As an economist, my research has been enriched by the growing body of digitized text—historical newspapers, magazines, books, legal briefs, sermons, even personal diaries—that is now searchable. I have long felt that historical information is of great importance for economic research; we shouldn’t bless models about historic economic events without listening to what people were saying when they were happening (which does not mean that we believe everything they say).
For decades, I conducted research using microfilm of the New York Times and the annual printed volumes of the New York Times Index at the Yale Sterling Memorial Library. But microfilm research was a slow and limited process. The digitization of newspapers has enabled search engines to make researching historical perspectives faster and more productive, with more sources. This newfound availability of digitized data has been growing for several decades and is now a vast resource, for academic scholars as well as for the general public.
Google Books Ngrams Viewer adds an additional dimension, enabling us to learn about the sources themselves—including how new books have changed through time. Google Ngrams is free and available to everyone, on their mobile phones even, and the site has a blanket statement that “Ngram Viewer graphs and data may be freely used for any purpose” with attribution.
To linguists, an “ngram” is a sequence of n words that recurs in a corpus of words: “digitization” and “metadata” are both 1-grams, while “search engine” is a 2-gram (these are displayed in the accompanying graph). For every year going back centuries, Google Books Ngrams provides for that year the count for any ngram chosen in every book published in their digitized corpus as a percent of all ngrams in the database. The percents are very low—for “search engine” in the English corpus it peaks at 0.000250%—that is, 1 in 400,000. But that is not a small number if one considers the vast number of ngrams out there. Phrases that we have all heard, like “delicious coffee” or “king of spades”, have even lower ngrams percentages.
In the 1800s, people thought differently about prices of real estate, preferring to talk of “land prices” rather than “home prices.” But they were just as lured by speculative excitement as we are today.
The way in which people use words and the interpretation of those words has changed over time. For example, prompted by suspicions about bubble-thinking about home prices in recent years, I did a Google Ngram search for “home prices.” I was surprised to see that in the 1800s home prices were talked about frequently, but this 2-gram often referred to prices of commodities in the home country, as opposed to foreign prices of the same commodities. People thought differently about prices of real estate, preferring to talk of “land prices” rather than “home prices.” But they were just as lured by speculative excitement as we are today.

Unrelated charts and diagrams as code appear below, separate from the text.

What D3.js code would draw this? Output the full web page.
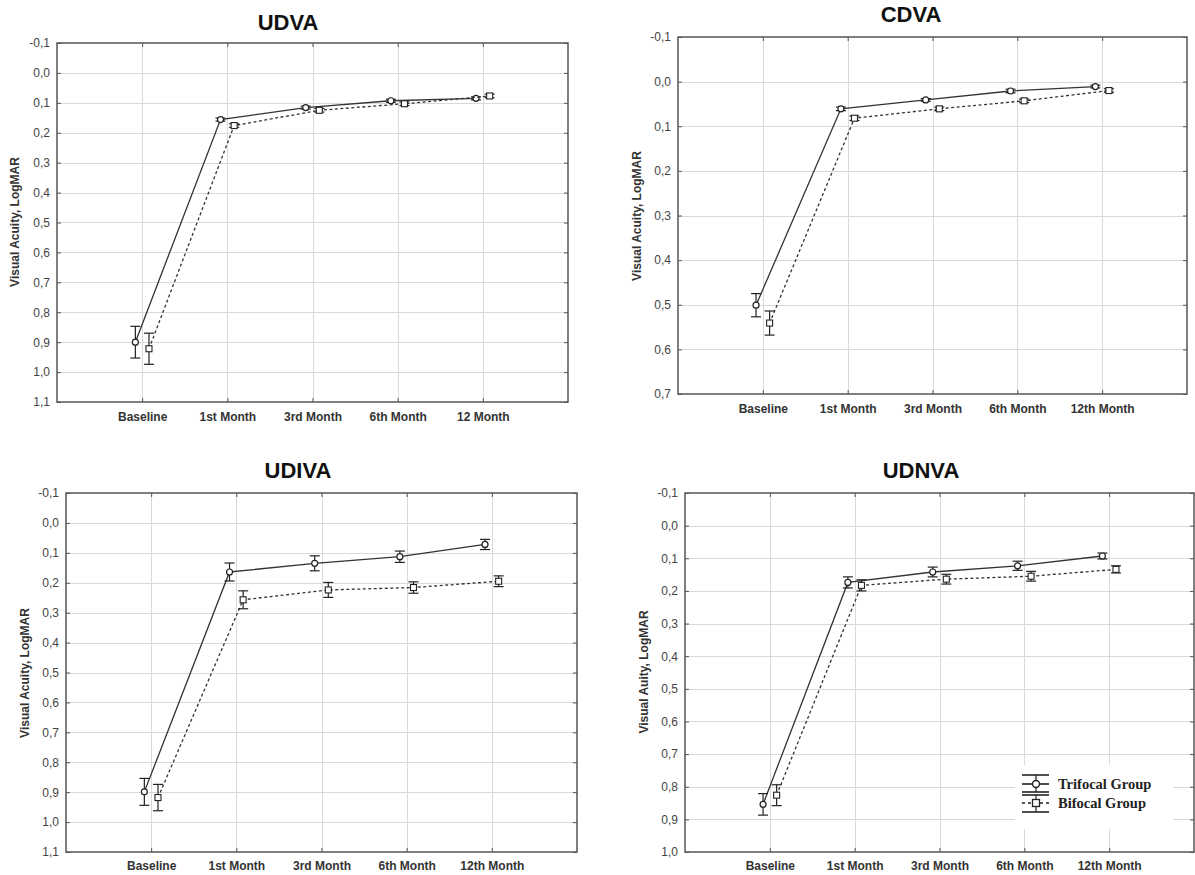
<html>
<head>
  <meta charset="utf-8">
  <title>Visual Acuity</title>
  <script src="https://cdnjs.cloudflare.com/ajax/libs/d3/7.8.5/d3.min.js"></script>
  <style>
    body { margin: 0; background: #fff; font-family: "Liberation Sans", Arial, sans-serif; }
    .grid line { stroke: #d9d9d9; stroke-width: 1; }
    .frame { fill: none; stroke: #555; stroke-width: 1.5; }
    .tick-label { font-size: 12px; fill: #444; }
    .cat-label { font-size: 12px; font-weight: bold; fill: #333; }
    .ylabel { font-size: 12px; font-weight: bold; fill: #333; }
    .title { font-size: 22px; font-weight: bold; fill: #111; }
  </style>
</head>
<body>
  <div id="chart"></div>
  <script>
    // categories
    var categories = ["Baseline", "1st Month", "3rd Month", "6th Month", "12th Month"];
    var categoriesUdva = ["Baseline", "1st Month", "3rd Month", "6th Month", "12 Month"];

    // y tick values
    var ticks11 = [-0.1, 0.0, 0.1, 0.2, 0.3, 0.4, 0.5, 0.6, 0.7, 0.8, 0.9, 1.0, 1.1];
    var ticks07 = [-0.1, 0.0, 0.1, 0.2, 0.3, 0.4, 0.5, 0.6, 0.7];
    var ticks10 = [-0.1, 0.0, 0.1, 0.2, 0.3, 0.4, 0.5, 0.6, 0.7, 0.8, 0.9, 1.0];

    // UDVA
    var udvaTri = [0.900, 0.156, 0.116, 0.093, 0.085];
    var udvaTriErr = [0.053, 0.005, 0.005, 0.005, 0.005];
    var udvaBi = [0.922, 0.176, 0.125, 0.103, 0.077];
    var udvaBiErr = [0.052, 0.006, 0.006, 0.006, 0.006];

    // CDVA
    var cdvaTri = [0.501, 0.061, 0.041, 0.021, 0.011];
    var cdvaTriErr = [0.026, 0.004, 0.003, 0.004, 0.003];
    var cdvaBi = [0.541, 0.082, 0.061, 0.043, 0.020];
    var cdvaBiErr = [0.027, 0.005, 0.004, 0.004, 0.004];

    // UDIVA
    var udivaTri = [0.899, 0.164, 0.135, 0.113, 0.072];
    var udivaTriErr = [0.045, 0.030, 0.025, 0.019, 0.017];
    var udivaBi = [0.918, 0.257, 0.224, 0.216, 0.195];
    var udivaBiErr = [0.044, 0.030, 0.025, 0.019, 0.018];

    // UDNVA
    var udnvaTri = [0.854, 0.174, 0.142, 0.123, 0.093];
    var udnvaTriErr = [0.033, 0.017, 0.015, 0.014, 0.009];
    var udnvaBi = [0.826, 0.183, 0.164, 0.155, 0.134];
    var udnvaBiErr = [0.032, 0.017, 0.015, 0.015, 0.011];

    var legendLabels = ["Trifocal Group", "Bifocal Group"];

    var svg = d3.select("#chart").append("svg")
      .attr("width", 1195)
      .attr("height", 875);

    // comma decimals, plain hyphen for minus
    var fmt = function(d) { return d3.format(".1f")(d).replace("\u2212", "-").replace(".", ","); };

    function drawPanel(p) {
      var g = svg.append("g");
      var x = d3.scaleLinear().domain([0, p.cats.length + 1]).range([p.left, p.right]);
      var y = d3.scaleLinear().domain([p.ticks[0], p.ticks[p.ticks.length - 1]]).range([p.top, p.bottom]);

      // grid
      var grid = g.append("g").attr("class", "grid");
      grid.selectAll(".h").data(p.ticks.slice(1, -1)).enter().append("line")
        .attr("x1", p.left).attr("x2", p.right)
        .attr("y1", function(d) { return Math.round(y(d)) + 0.5; })
        .attr("y2", function(d) { return Math.round(y(d)) + 0.5; });
      grid.selectAll(".v").data(p.cats).enter().append("line")
        .attr("y1", p.top).attr("y2", p.bottom)
        .attr("x1", function(d, i) { return Math.round(x(i + 1)) + 0.5; })
        .attr("x2", function(d, i) { return Math.round(x(i + 1)) + 0.5; });

      // axes with inner ticks
      var axL = d3.axisLeft(y).tickValues(p.ticks).tickSize(-4).tickPadding(7).tickFormat(fmt);
      var gl = g.append("g").attr("transform", "translate(" + p.left + ",0)").call(axL);
      gl.select(".domain").remove();
      gl.selectAll("line").attr("stroke", "#555");
      gl.selectAll("text").attr("class", "tick-label").attr("fill", null);
      gl.attr("font-family", null).attr("font-size", null);

      var axR = d3.axisRight(y).tickValues(p.ticks).tickSize(-4).tickFormat("");
      var gr = g.append("g").attr("transform", "translate(" + p.right + ",0)").call(axR);
      gr.select(".domain").remove();
      gr.selectAll("line").attr("stroke", "#555");

      var catIdx = p.cats.map(function(d, i) { return i + 1; });
      var axB = d3.axisBottom(x).tickValues(catIdx).tickSize(-4).tickPadding(p.labelPad)
        .tickFormat(function(d) { return p.cats[d - 1]; });
      var gb = g.append("g").attr("transform", "translate(0," + p.bottom + ")").call(axB);
      gb.select(".domain").remove();
      gb.selectAll("line").attr("stroke", "#555");
      gb.selectAll("text").attr("class", "cat-label").attr("fill", null);
      gb.attr("font-family", null).attr("font-size", null);

      var axT = d3.axisTop(x).tickValues(catIdx).tickSize(-4).tickFormat("");
      var gt = g.append("g").attr("transform", "translate(0," + p.top + ")").call(axT);
      gt.select(".domain").remove();
      gt.selectAll("line").attr("stroke", "#555");

      g.append("rect").attr("class", "frame")
        .attr("x", p.left).attr("y", p.top)
        .attr("width", p.right - p.left).attr("height", p.bottom - p.top);

      // title and y label
      g.append("text").attr("class", "title")
        .attr("x", p.titleX).attr("y", p.titleY)
        .attr("text-anchor", "middle").text(p.title);
      g.append("text").attr("class", "ylabel")
        .attr("transform", "translate(" + p.ylabX + "," + p.ylabY + ") rotate(-90)")
        .attr("text-anchor", "middle").attr("dy", "0.35em").text(p.ylabel);

      // series
      var series = [
        { vals: p.tri, err: p.triErr, off: -0.08, dash: null, shape: "circle" },
        { vals: p.bi, err: p.biErr, off: 0.08, dash: "3,2.5", shape: "square" }
      ];
      series.forEach(function(s) {
        var pts = s.vals.map(function(v, i) { return { x: x(i + 1 + s.off), y: y(v), lo: y(v - s.err[i]), hi: y(v + s.err[i]) }; });
        var line = d3.line().x(function(d) { return d.x; }).y(function(d) { return d.y; });
        g.append("path").datum(pts)
          .attr("d", line)
          .attr("fill", "none")
          .attr("stroke", "#333")
          .attr("stroke-width", 1.3)
          .attr("stroke-dasharray", s.dash);

        var eb = g.append("g").attr("stroke", "#222").attr("stroke-width", 1.2);
        eb.selectAll(".ev").data(pts).enter().append("line")
          .attr("x1", function(d) { return d.x; }).attr("x2", function(d) { return d.x; })
          .attr("y1", function(d) { return d.lo; }).attr("y2", function(d) { return d.hi; });
        eb.selectAll(".ct").data(pts).enter().append("line")
          .attr("x1", function(d) { return d.x - 5; }).attr("x2", function(d) { return d.x + 5; })
          .attr("y1", function(d) { return d.lo; }).attr("y2", function(d) { return d.lo; });
        eb.selectAll(".cb").data(pts).enter().append("line")
          .attr("x1", function(d) { return d.x - 5; }).attr("x2", function(d) { return d.x + 5; })
          .attr("y1", function(d) { return d.hi; }).attr("y2", function(d) { return d.hi; });

        if (s.shape === "circle") {
          g.selectAll(null).data(pts).enter().append("circle")
            .attr("cx", function(d) { return d.x; }).attr("cy", function(d) { return d.y; })
            .attr("r", 3).attr("fill", "#fff").attr("stroke", "#222").attr("stroke-width", 1.2);
        } else {
          g.selectAll(null).data(pts).enter().append("rect")
            .attr("x", function(d) { return d.x - 3; }).attr("y", function(d) { return d.y - 3; })
            .attr("width", 6).attr("height", 6)
            .attr("fill", "#fff").attr("stroke", "#222").attr("stroke-width", 1.1);
        }
      });
      return g;
    }

    drawPanel({ title: "UDVA", cats: categoriesUdva, ticks: ticks11,
      tri: udvaTri, triErr: udvaTriErr, bi: udvaBi, biErr: udvaBiErr,
      left: 57, right: 568, top: 43, bottom: 402, labelPad: 10,
      titleX: 288, titleY: 30, ylabX: 15, ylabY: 222, ylabel: "Visual Acuity, LogMAR" });

    drawPanel({ title: "CDVA", cats: categories, ticks: ticks07,
      tri: cdvaTri, triErr: cdvaTriErr, bi: cdvaBi, biErr: cdvaBiErr,
      left: 678, right: 1187, top: 37, bottom: 394, labelPad: 10,
      titleX: 911, titleY: 22, ylabX: 637, ylabY: 216, ylabel: "Visual Acuity, LogMAR" });

    drawPanel({ title: "UDIVA", cats: categories, ticks: ticks11,
      tri: udivaTri, triErr: udivaTriErr, bi: udivaBi, biErr: udivaBiErr,
      left: 66, right: 577, top: 493, bottom: 852, labelPad: 9,
      titleX: 298, titleY: 478, ylabX: 25, ylabY: 673, ylabel: "Visual Acuity, LogMAR" });

    var last = drawPanel({ title: "UDNVA", cats: categories, ticks: ticks10,
      tri: udnvaTri, triErr: udnvaTriErr, bi: udnvaBi, biErr: udnvaBiErr,
      left: 685, right: 1194, top: 493, bottom: 852, labelPad: 9,
      titleX: 921, titleY: 478, ylabX: 644, ylabY: 672, ylabel: "Visual Auity, LogMAR" });

    // legend
    var lg = last.append("g");
    lg.append("rect").attr("x", 1015).attr("y", 765).attr("width", 158).attr("height", 64).attr("fill", "#fff");
    var legendRows = [
      { top: 775, mid: 784, bot: 792, dash: null, shape: "circle" },
      { top: 795, mid: 803, bot: 812, dash: "3,3", shape: "square" }
    ];
    legendRows.forEach(function(r, i) {
      var row = lg.append("g").attr("stroke", "#222");
      row.append("line").attr("x1", 1022).attr("x2", 1049).attr("y1", r.top).attr("y2", r.top).attr("stroke-width", 1.6);
      row.append("line").attr("x1", 1022).attr("x2", 1049).attr("y1", r.bot).attr("y2", r.bot).attr("stroke-width", 1.6);
      row.append("line").attr("x1", 1036).attr("x2", 1036).attr("y1", r.top).attr("y2", r.bot).attr("stroke-width", 1.2);
      row.append("line").attr("x1", 1022).attr("x2", 1049).attr("y1", r.mid).attr("y2", r.mid)
        .attr("stroke-width", 1.6).attr("stroke-dasharray", r.dash);
      if (r.shape === "circle") {
        row.append("circle").attr("cx", 1036).attr("cy", r.mid).attr("r", 3.5).attr("fill", "#fff").attr("stroke-width", 1.4);
      } else {
        row.append("rect").attr("x", 1032.5).attr("y", r.mid - 3.5).attr("width", 7).attr("height", 7).attr("fill", "#fff").attr("stroke-width", 1.3);
      }
      lg.append("text").attr("x", 1058).attr("y", r.mid + 5)
        .style("font-family", "'Liberation Serif', 'Times New Roman', serif")
        .style("font-size", "14.5px").style("font-weight", "bold").attr("fill", "#222")
        .text(legendLabels[i]);
    });
  </script>
</body>
</html>
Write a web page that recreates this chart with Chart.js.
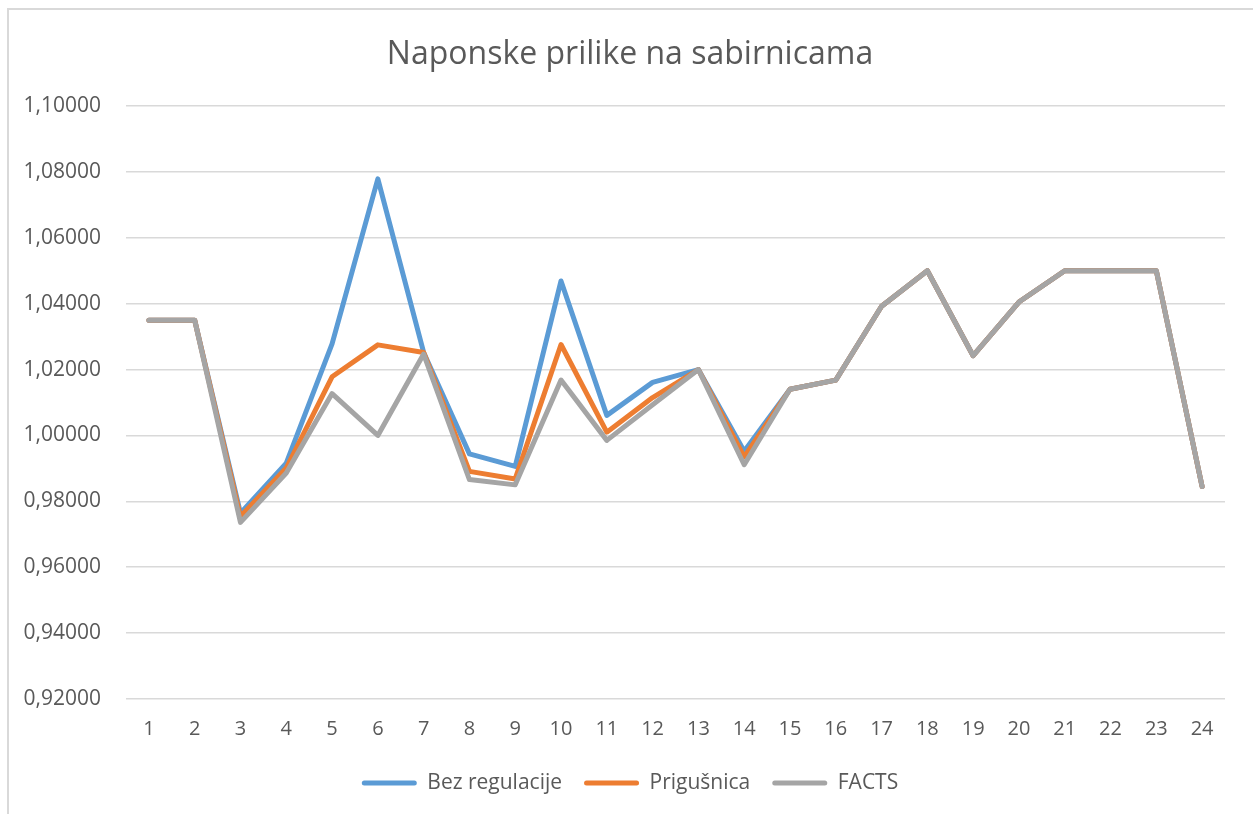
<!DOCTYPE html>
<html>
<head>
<meta charset="utf-8">
<title>Naponske prilike na sabirnicama</title>
<script src="https://cdn.jsdelivr.net/npm/chart.js@4"></script>
<style>
  body { margin: 0; background: #fff; }
  #frame { position: absolute; left: 7px; top: 8px; right: 0; bottom: 0;
           border-left: 2px solid #d9d9d9; border-top: 2px solid #d9d9d9; }
  #chart { position: absolute; left: 0; top: 0; }
</style>
</head>
<body>
<div id="frame"></div>
<canvas id="chart" width="1253" height="814"></canvas>
<script>
// Bus numbers on the category axis
const buses = ['1','2','3','4','5','6','7','8','9','10','11','12',
               '13','14','15','16','17','18','19','20','21','22','23','24'];

// Voltage (p.u.)
const bezRegulacije = [1.0350, 1.0350, 0.9764, 0.9916, 1.0278, 1.0779, 1.0252, 0.9944,
                       0.9906, 1.0469, 1.0061, 1.0161, 1.0200, 0.9952, 1.0140, 1.0168,
                       1.0392, 1.0500, 1.0242, 1.0405, 1.0500, 1.0500, 1.0500, 0.9845];
const prigusnica    = [1.0350, 1.0350, 0.9754, 0.9901, 1.0178, 1.0275, 1.0252, 0.9891,
                       0.9868, 1.0276, 1.0010, 1.0115, 1.0200, 0.9935, 1.0140, 1.0168,
                       1.0392, 1.0500, 1.0242, 1.0405, 1.0500, 1.0500, 1.0500, 0.9845];
const facts         = [1.0350, 1.0350, 0.9736, 0.9886, 1.0127, 1.0000, 1.0247, 0.9866,
                       0.9850, 1.0168, 0.9985, 1.0093, 1.0200, 0.9911, 1.0140, 1.0168,
                       1.0392, 1.0500, 1.0242, 1.0405, 1.0500, 1.0500, 1.0500, 0.9845];

// Y axis range and tick step
const yMin = 0.92;
const yMax = 1.10;
const yStep = 0.02;

const textColor = '#595959';
const fontFamily = '"Open Sans", "Noto Sans", sans-serif';

function lineDataset(label, data, color, order) {
  return {
    label: label,
    data: data,
    borderColor: color,
    backgroundColor: color,
    borderWidth: 5,
    borderCapStyle: 'round',
    borderJoinStyle: 'round',
    pointRadius: 0,
    tension: 0,
    order: order
  };
}

// Excel centres title and legend a bit right of the canvas middle
const shiftBlocks = {
  id: 'shiftBlocks',
  afterLayout: function(chart) {
    if (chart.titleBlock) chart.titleBlock.left += 35;
    if (chart.legend) chart.legend.left += 35;
  }
};

const ctx = document.getElementById('chart').getContext('2d');
new Chart(ctx, {
  type: 'line',
  data: {
    labels: buses,
    datasets: [
      lineDataset('Bez regulacije', bezRegulacije, '#5b9bd5', 3),
      lineDataset('Prigušnica', prigusnica, '#ed7d31', 2),
      lineDataset('FACTS', facts, '#a5a5a5', 1)
    ]
  },
  plugins: [shiftBlocks],
  options: {
    responsive: false,
    animation: false,
    layout: {
      padding: { top: 0, left: 0, right: 28, bottom: 10.5 }
    },
    scales: {
      x: {
        offset: true,
        grid: { display: false },
        border: { display: false },
        ticks: {
          color: textColor,
          font: { family: fontFamily, size: 20 },
          padding: 10,
          maxRotation: 0
        },
        afterFit: function(scale) { scale.height = 51.5; }
      },
      y: {
        min: yMin,
        max: yMax,
        border: { display: false },
        grid: { color: '#d9d9d9', lineWidth: 1.5, drawTicks: false },
        ticks: {
          stepSize: yStep,
          padding: 25,
          color: textColor,
          font: { family: fontFamily, size: 21 },
          callback: function(value) {
            return value.toFixed(5).replace('.', ',');
          }
        },
        afterFit: function(scale) { scale.width = 126; }
      }
    },
    plugins: {
      title: {
        display: true,
        text: 'Naponske prilike na sabirnicama',
        color: textColor,
        font: { family: fontFamily, size: 32, weight: 'normal', lineHeight: 1.2 },
        padding: { top: 36, bottom: 31.6 }
      },
      legend: {
        position: 'bottom',
        labels: {
          color: textColor,
          font: { family: fontFamily, size: 21 },
          boxWidth: 55,
          boxHeight: 5,
          padding: 22,
          useBorderRadius: true,
          borderRadius: 2.5,
          generateLabels: function(chart) {
            const items = Chart.defaults.plugins.legend.labels.generateLabels(chart);
            items.forEach(item => {
              item.lineWidth = 0;
              item.fillStyle = item.strokeStyle;
            });
            return items.sort((a, b) => a.datasetIndex - b.datasetIndex);
          }
        }
      },
      tooltip: { enabled: false }
    }
  }
});
</script>
</body>
</html>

Google Books Ngrams Viewer also allows one to see a selection of the books that were used to come up with the ngrams counts. This is very helpful. Searching selectively for the 2-gram “land prices” during the severe recession of 1837-1840 that followed a speculative boom in U.S. land prices revealed that people were just as speculative about land prices then as we are today when discussing stock prices, crypto prices, or housing prices. To understand what they were thinking, it helps to hear them talking. I found through that search an 1839 historical novel about land speculation by Hannah Bowen Allen, Farmer Housten and the Speculator: A New England Tale. A search of digital news sources revealed that the book is quite forgotten today. However, I enjoyed reading it, for it showed me that human speculative impulses at the time were in some ways from a different world and in other ways completely familiar.
This newfound digitization has profoundly changed my access to historical economic research, with the help of search engines and student research assistants who searched and read digitized historical news sources such as Google Ngrams. Having the ability to search extensively in news reports and letters to the editor and self-help advice columns and then actually being able to read the original text is a bit like going back in a time machine with my student assistants. In effect, it is like asking people living at previous turning points in history what they were doing and why—and, in the process, understanding their perspectives on others’ thinking at the time.
This research method will be even better in the future as digitization and metadata become more inclusive and as search engines and machine learning techniques get even better.